After a few young girls began to have fits blamed on the devil, the town of Salem was quickly engulfed in tryals (note the olde spelling) and "confessions" of Witchcraft.
Once all was said and done, more than 150 people were accused of witchcraft. 19 people were hanged as witches, 1 was pressed to death, and at least 5 of the accused died in prison.
Abigail Williams - Child (11)
Abigail, the niece of Samuel Parris, was one of the first young girls to accuse others of witchcraft. She claimed to have epileptic fits and pinching pains inflicted upon her by witches. Two of the first people to be accused by Abigail were Sarah Good and Tituba.
Ann Putnam - School Girl (13)
Ann belonged to the powerful Putnam family and was one of the first accusers in the town. Some believe that her parents, Thomas and Ann, forced her to accuse people who they were feuding with. In 1706 Ann publicly apologized for her role in the Witch Trials.
Cotton Mather - Minister (29)
Cotton was one of the most prominent ministers in New England at the time of the Witch Trials. Many blame him for laying the groundwork of extremism, and for allowing "spectral evidence" to be used against defendants. Cotton went on to become an important author and scientist.
Giles Corey - Landowner (71)
Giles was accused of witchcraft along with his wife Martha Corey. Giles refused to confess or deny his guilt, and was therefore subjected to the punishment of pressing. Instead of speaking, Giles died after two days of being pressed by a large stone.
George Burroughs - Strongman (40)
George, a clergyman, was charged with witchcraft partially because his feats of strength (lifting a musket with a finger) were hard to justify without the devil's assistance. While being hanged, he recited the Lord's Prayer, something that was supposedly impossible for witches to do.
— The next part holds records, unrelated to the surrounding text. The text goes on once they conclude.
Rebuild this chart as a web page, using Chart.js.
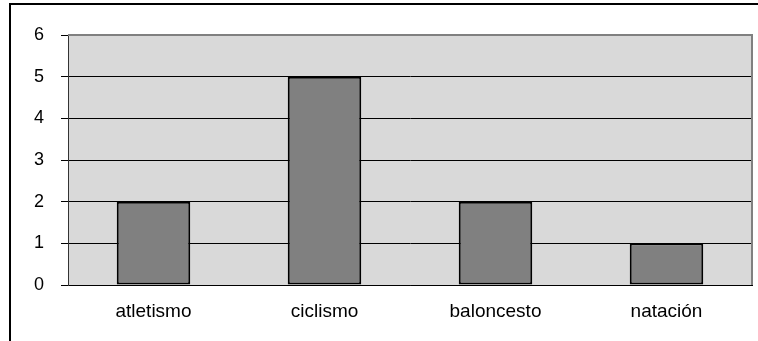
<!DOCTYPE html>
<html>
<head>
<meta charset="utf-8">
<script src="https://cdn.jsdelivr.net/npm/chart.js@4.4.0/dist/chart.umd.min.js"></script>
<style>
  html, body { margin: 0; padding: 0; background: #fff; }
  #wrap { width: 758px; height: 341px; }
</style>
</head>
<body>
<div id="wrap"><canvas id="myChart"></canvas></div>
<script>
const categories = ["atletismo", "ciclismo", "baloncesto", "natación"]
const values = [2, 5, 2, 1]
const yMin = 0
const yMax = 6

// plot background, frame and the outer border of the picture
const frame = {
    id: "frame",
    beforeDraw(chart) {
        const { ctx, chartArea: a } = chart
        ctx.save()
        ctx.fillStyle = "#d9d9d9"
        ctx.fillRect(a.left, a.top, a.right - a.left, a.bottom - a.top)
        ctx.restore()
    },
    afterDraw(chart) {
        const { ctx, chartArea: a } = chart
        ctx.save()
        ctx.strokeStyle = "#808080"
        ctx.lineWidth = 2
        ctx.beginPath()
        ctx.moveTo(a.left, a.top)
        ctx.lineTo(a.right, a.top)
        ctx.lineTo(a.right, a.bottom)
        ctx.stroke()
        ctx.strokeStyle = "#000"
        ctx.lineWidth = 2
        ctx.beginPath()
        ctx.moveTo(10, 341)
        ctx.lineTo(10, 4)
        ctx.lineTo(758, 4)
        ctx.stroke()
        ctx.restore()
    }
}

new Chart(document.getElementById("myChart"), {
    type: "bar",
    data: {
        labels: categories,
        datasets: [
            {
                label: "Serie 1",
                data: values,
                backgroundColor: "#808080",
                borderColor: "#000000",
                borderWidth: 2,
                borderSkipped: false,
                barPercentage: 0.43,
                categoryPercentage: 1.0
            }
        ]
    },
    options: {
        responsive: true,
        maintainAspectRatio: false,
        animation: false,
        layout: {
            padding: { left: 0, top: 35, right: 6, bottom: 0 }
        },
        plugins: {
            legend: { display: false },
            tooltip: { enabled: false }
        },
        scales: {
            x: {
                afterFit(scale) { scale.height = 56 },
                grid: { display: false, drawTicks: false },
                border: { display: true, color: "#000", width: 1 },
                ticks: {
                    color: "#000",
                    padding: 15,
                    maxRotation: 0,
                    font: { family: "'Liberation Sans', Arial, sans-serif", size: 19 }
                }
            },
            y: {
                min: yMin,
                max: yMax,
                afterFit(scale) { scale.width = 68 },
                grid: {
                    color: "#000",
                    lineWidth: 1,
                    tickLength: 7
                },
                border: { display: true, color: "#333", width: 1 },
                ticks: {
                    stepSize: 1,
                    color: "#000",
                    padding: 17,
                    font: { family: "'Liberation Sans', Arial, sans-serif", size: 18 }
                }
            }
        }
    },
    plugins: [frame]
})
</script>
</body>
</html>
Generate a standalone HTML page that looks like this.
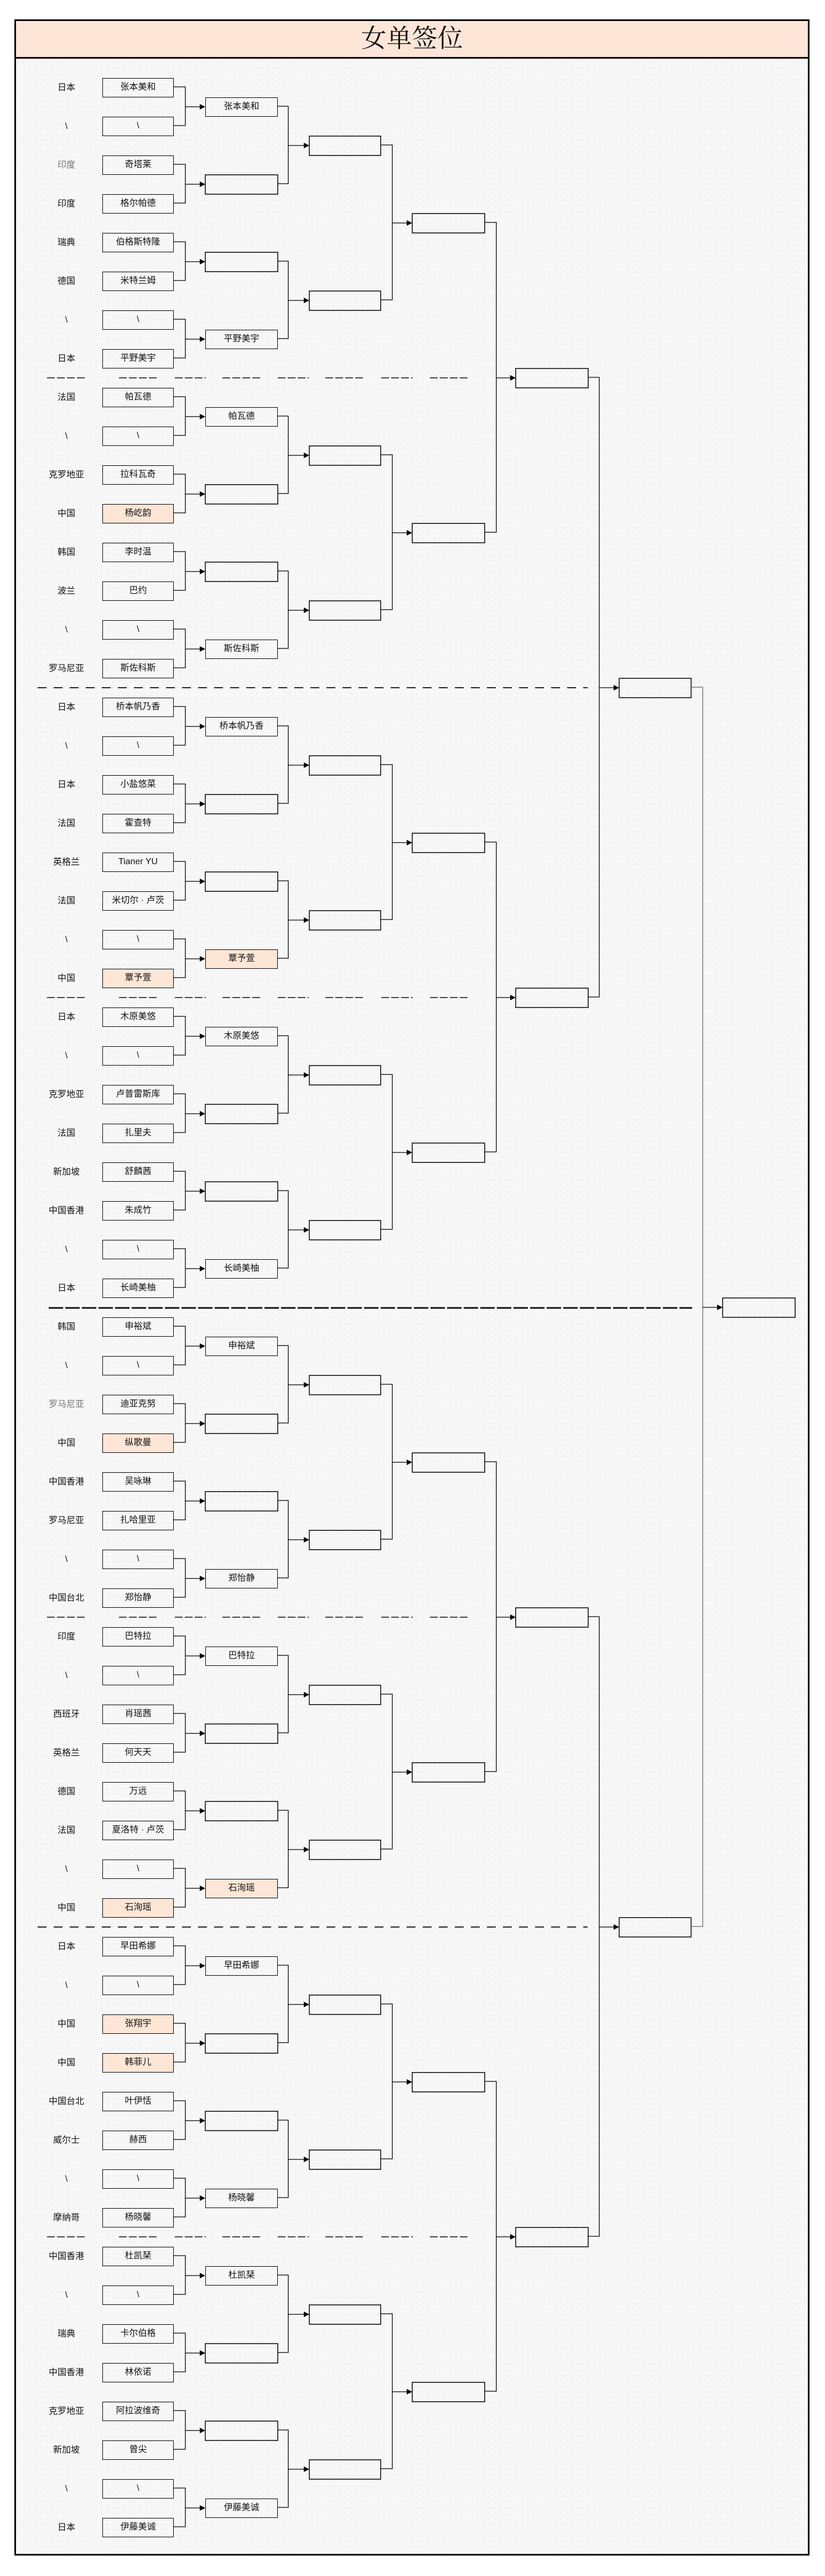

John Proctor - Farmer (60)
John was a man of high reputation. Originally, his wife Elizabeth was accused. John defended her and expressed disbelief in the girls' accusations. Because of this, Abigail Williams accused him of violence and forcing her to touch the Devil's Book. John was hanged in August 1692.
Martha Corey - Seamstress (72)
Martha, married to Giles, was a pious member of the church and was critically outspoken against the trials. In court, children mimicked her movements and claimed Martha was controlling them. Because of this, Martha was hanged in September 1692.
Mary Warren - Servant (17)
Mary was a servant to John and Elizabeth Proctor. She was one of the first in the town to accuse others of witchcraft, claiming to have seen visions of the ghost of Giles Corey. She was eventually arrested for practicing witchcraft herself, and confessed, but was never hanged.
Rebecca Nurse - Housewife (71)
Rebecca was one of the oldest, most respected people to be accused of witchcraft. 39 members of the community signed a petition for her release from prison. Rebecca was eventually hanged, and was known for having impressively dignified behavior on the gallows.
Samuel Parris - Pastor (39)
Samuel Parris was the main pastor in the town of Salem. Before the Witch Trials, he sought out "iniquitous behavior" in his congregation and made church members in good standing suffer. His attitude contributed to the suspicious, tense atmosphere in the town.
Sarah Good - Beggar (39)
Sarah was a homeless beggar, and was perhaps accused of witchcraft because of her poor reputation. Among other things she was accused of rejecting many of the "Puritan expectations" of the town. Sarah was hanged in July 1692.
Thomas Danforth - Judge (69)
Thomas was one of the judges during many of the trials that were held in Salem. Thomas disapproved of the trials, and may have had a hand in putting an end to them.
Tituba - Storyteller (35)
Tituba was a slave of Samuel Parris and the first person to be accused of witchcraft since she had enchanted the young girls of the town with mythical tales. Despite her confession, Tituba was never hanged and was eventually released from prison.
Will Griggs - Physician, (47)
Griggs was in charge of diagnosing witches, and determining how "big" of a witch someone was. After his diagnosis, he'd send his patients to be tried, where they were often found guilty, and executed.
William Phips - Governor (42)
Sir William Phips was a Boston shipbuilder before finding treasure in a sunken Spanish galleon. Phips used his money & connections to become the first royally-appointed Governor of the Massachusetts Bay. Phips established, and later disbanded the Salem Witches Court.